As I did, I realized why the game’s auto-generated grids of emoji are so brilliant. It’s not just that they’re social (though that certainly helps), nor is it that they’re intriguing (there’s no link to the game and no explanation for the uninitiated as to what the emoji mean). No, it’s because each grid tells a story with wonderful concision. With just 30 squares and three colors, Wordle’s emoji results convey narratives of luck, frustration, perseverance, and failure; each grid a miniature story, like a landscape painted in a matchbox.

Okay, okay, I get it — this sounds a little over the top! But take a look below at my failed result from today. You can see I get off to a good start, scoring two correct letters in the correct positions immediately. Then I try again, and, okay, I don’t get any more hits, but I’ve still got that solid foundation. Another try: nada. Two more: still nothing! Then the sixth and final guess, annnnd crash: I fail completely, those two unbroken lines of green emoji forming a comedic anticlimax, like a pair of skidmarks disappearing over the edge of a cliff.

At least, that’s how I see it. In my head.

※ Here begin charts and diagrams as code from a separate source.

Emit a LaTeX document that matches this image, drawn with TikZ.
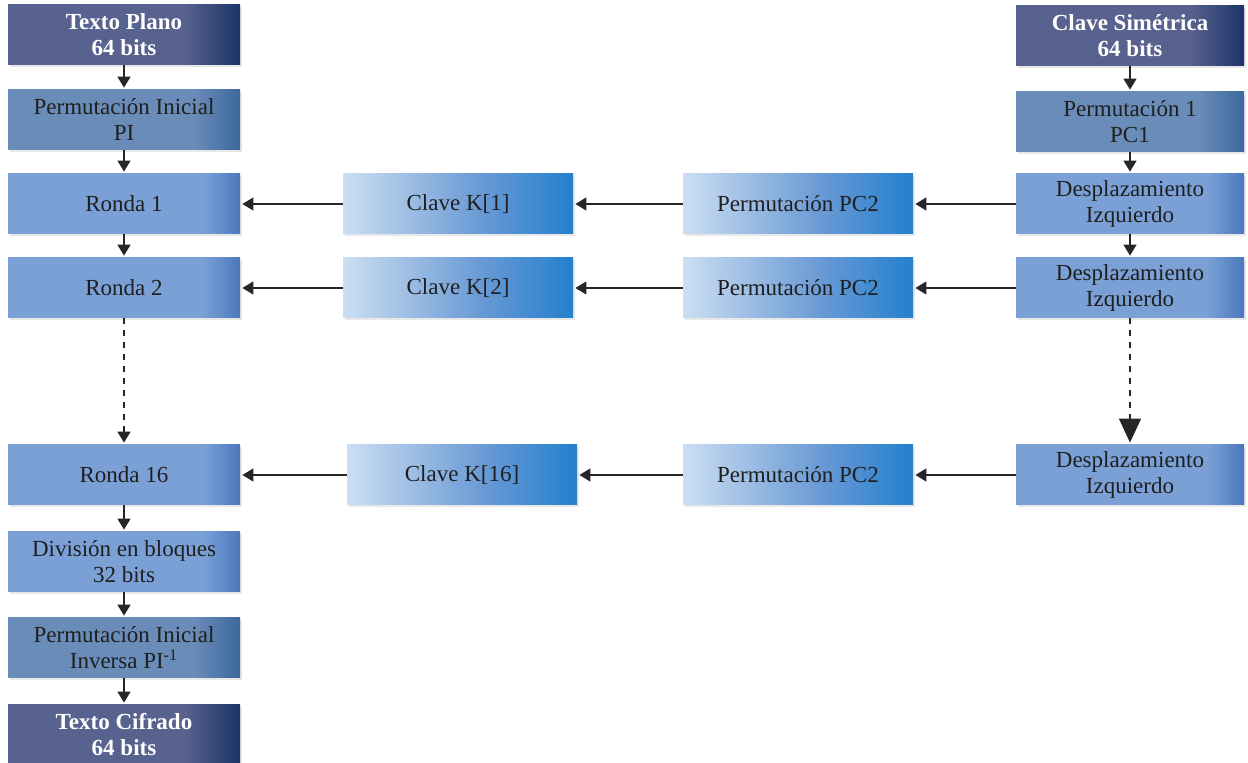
\documentclass[tikz,border=0pt]{standalone}
\usepackage{fontspec}
\setmainfont{Liberation Serif}
\usetikzlibrary{arrows.meta,shadows}

\definecolor{oscuroA}{RGB}{88,98,142}
\definecolor{oscuroB}{RGB}{28,52,104}
\definecolor{permA}{RGB}{106,140,184}
\definecolor{permB}{RGB}{60,104,156}
\definecolor{rondaA}{RGB}{122,160,214}
\definecolor{rondaB}{RGB}{74,120,188}
\definecolor{claveA}{RGB}{204,222,243}
\definecolor{claveB}{RGB}{36,128,206}

% la caja ocupa de 25bp a 75bp
\pgfdeclarehorizontalshading{sombraOscuro}{100bp}{color(0bp)=(oscuroA); color(63bp)=(oscuroA); color(75bp)=(oscuroB); color(100bp)=(oscuroB)}
\pgfdeclarehorizontalshading{sombraPerm}{100bp}{color(0bp)=(permA); color(65bp)=(permA); color(75bp)=(permB); color(100bp)=(permB)}
\pgfdeclarehorizontalshading{sombraRonda}{100bp}{color(0bp)=(rondaA); color(67bp)=(rondaA); color(75bp)=(rondaB); color(100bp)=(rondaB)}
\pgfdeclarehorizontalshading{sombraClave}{100bp}{color(0bp)=(claveA); color(25bp)=(claveA); color(55bp)=(rondaA!80!claveB); color(75bp)=(claveB); color(100bp)=(claveB)}

\tikzset{
	caja/.style={minimum width=116pt, minimum height=30pt, inner sep=0pt, align=center,
		font=\fontsize{11.5}{13}\selectfont, text=black!88,
		drop shadow={shadow xshift=1pt, shadow yshift=-1.2pt, opacity=0.18}},
	oscuro/.style={caja, shading=sombraOscuro, text=white, font=\fontsize{11.5}{13}\selectfont\bfseries},
	perm/.style={caja, shading=sombraPerm},
	ronda/.style={caja, shading=sombraRonda},
	clave/.style={caja, shading=sombraClave, minimum width=115pt},
	flecha/.style={draw=black!85, line width=0.75pt, -{Triangle[width=6.5pt,length=5.5pt]}, shorten >=1pt},
}

\begin{document}
\begin{tikzpicture}[x=0.5pt,y=-0.5pt]
	\useasboundingbox (0,0) rectangle (1248,763);
	% columna de datos
	\node[oscuro] (plano) at (124,35) {Texto Plano\\64 bits};
	\node[perm] (pi) at (124,120) {Permutación Inicial\\PI};
	\node[ronda] (r1) at (124,204) {Ronda 1};
	\node[ronda] (r2) at (124,288) {Ronda 2};
	\node[ronda] (r16) at (124,475) {Ronda 16};
	\node[ronda] (div) at (124,562) {División en bloques\\32 bits};
	\node[perm] (inv) at (124,648) {Permutación Inicial\\Inversa PI\textsuperscript{-1}};
	\node[oscuro] (cifrado) at (124,735) {Texto Cifrado\\64 bits};
	% subclaves
	\node[clave] (k1) at (458,204) {Clave K[1]};
	\node[clave] (k2) at (458,288) {Clave K[2]};
	\node[clave] (k16) at (462,475) {Clave K[16]};
	\node[clave] (pc2a) at (798,204) {Permutación PC2};
	\node[clave] (pc2b) at (798,288) {Permutación PC2};
	\node[clave] (pc2c) at (798,475) {Permutación PC2};
	% columna de la clave
	\node[oscuro, minimum width=114pt] (simetrica) at (1130,36) {Clave Simétrica\\64 bits};
	\node[perm, minimum width=114pt] (pc1) at (1130,122) {Permutación 1\\PC1};
	\node[ronda, minimum width=114pt] (d1) at (1130,204) {Desplazamiento\\Izquierdo};
	\node[ronda, minimum width=114pt] (d2) at (1130,288) {Desplazamiento\\Izquierdo};
	\node[ronda, minimum width=114pt] (d16) at (1130,475) {Desplazamiento\\Izquierdo};

	\foreach \a/\b in {plano/pi, pi/r1, r1/r2, r16/div, div/inv, inv/cifrado, simetrica/pc1, pc1/d1, d1/d2}
		\draw[flecha] (\a) -- (\b);
	\foreach \d/\p/\k/\r in {d1/pc2a/k1/r1, d2/pc2b/k2/r2, d16/pc2c/k16/r16}
	{
		\draw[flecha] (\d) -- (\p);
		\draw[flecha] (\p) -- (\k);
		\draw[flecha] (\k) -- (\r);
	}
	\draw[flecha, dashed] (r2) -- (r16);
	\draw[draw=black!85, line width=0.75pt, dashed, -{Triangle[width=11pt,length=12pt]}, shorten >=1pt] (d2) -- (d16);
\end{tikzpicture}
\end{document}
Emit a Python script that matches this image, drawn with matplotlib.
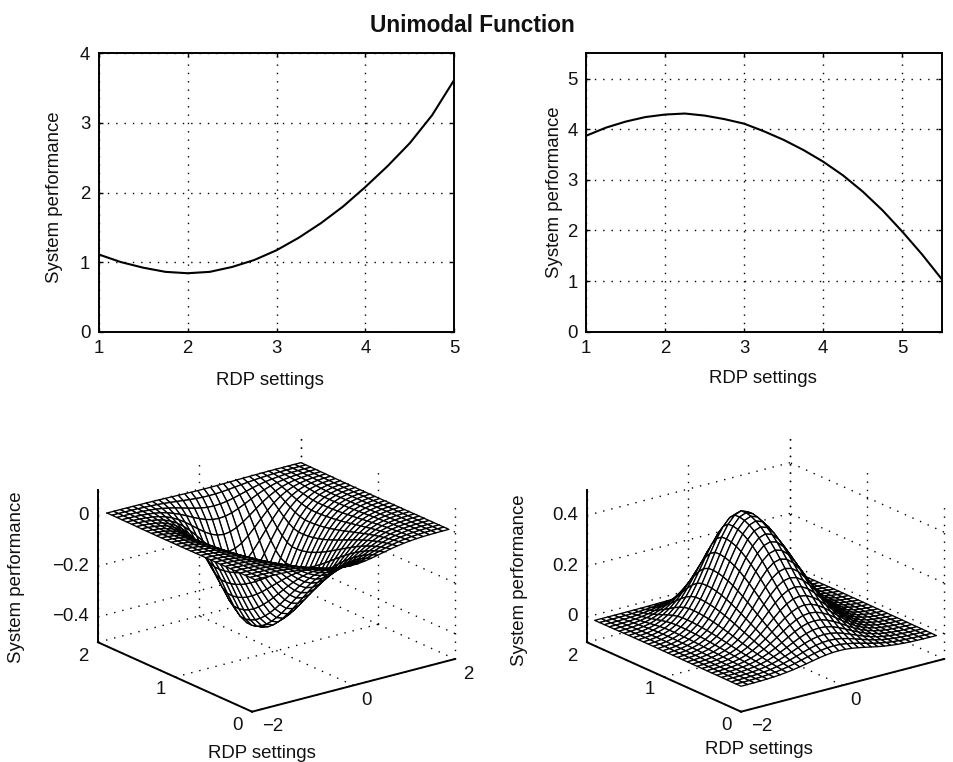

To rationalize this a bit more, I think Wordle’s emoji results work particularly well as story-telling devices for two reasons. The first is that they’re chronological. Like panels in a cartoon, you read the emoji as a narrative, each line — each guess — building on the one before. Unlike a video game high score or a finished crossword puzzle, these aren’t just trophies of skill but replays of the entire game. You know that if someone got all green on their second guess, then their win was more luck than skill. But if you see them battling through grey and yellow squares down to the sixth line, you know that win took guts.

The second reason is that each grid is something of a roman à clef. By this, I mean that if you’ve played the game in question, you’ll recognize what letters the player got right and wrong, allowing you to flesh out the story in your head (and perhaps compare it to your own). That’s where the social element comes back again (as well as Wordle’s puzzle-a-day mechanic): it encourages you to play the game yourself and so better decipher your friends’ results.

The only downside of this system is that the results — like all emoji — are not particularly friendly to people using a screen reader. Instead of offering a visual snapshot, they become a robotic dirge of [Green square] [Three wide large square] [Yellow square] and so on, like a tar pit of emoji description. (The best way around this, I’ve learned only recently, is to take a screenshot of the results and then add a description to the alt text.)

Of course, the popularity of Wordle is more or less guaranteed to flame out any day now. And when that happens, all those grids of emoji will return to their natural, mute state; no longer signifying stories of grit and triumph but becoming once more, just colored squares. It’s the only proper ending to viral fame: all those moments lost, like emoji in the timeline.